Experimenter 1 gains knowledge about the unknown parameter from a certain event $\{X=x\}$. Their inference is completely based on this event and is described by the probabilities $P_\theta(X=x)$.
Now there is also experimenter 2 who does not know that the event $\{X=x\}$ has appeared. They only know that $\{T(X)=T(x)\}$. Intuitively, experimenter 2 now has less information about $\theta$ since $\{X=x\}\subseteq\{T(X)=T(x)\}$.
But since $T$ is sufficient for $\theta$ we can show that experimenter 2 in fact has the same information: The conditional probabilities $P(X=x\mid T(X)=T(x))$ are independent of $\theta$ and are therefore accessible to both experimenters. These probabilities define a distribution that experimenter 2 might use to sample from. This random sample is defined to be the variable $Y$.
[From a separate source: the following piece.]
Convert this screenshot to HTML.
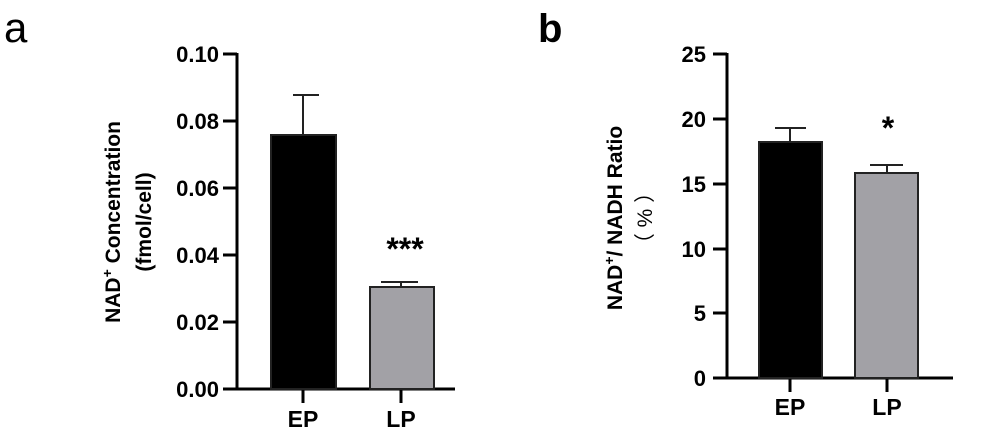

Therefore, $$ P(X=x\mid T(X)=T(x))= P(Y=x\mid T(X)=T(x)) $$
It is now shown that $X$ and $Y$ have the same (unconditional!) distribution: $P_\theta(X=x)=P_\theta(Y=x)$. This is the same as to say that experimenter 2 can draw the same conclusions about $\theta$ as experimenter 1 can, since they can sample from a variable with a distribution that is the same as that of $X$, even with the sole knowledge of $\{T(X)=T(x)\}$.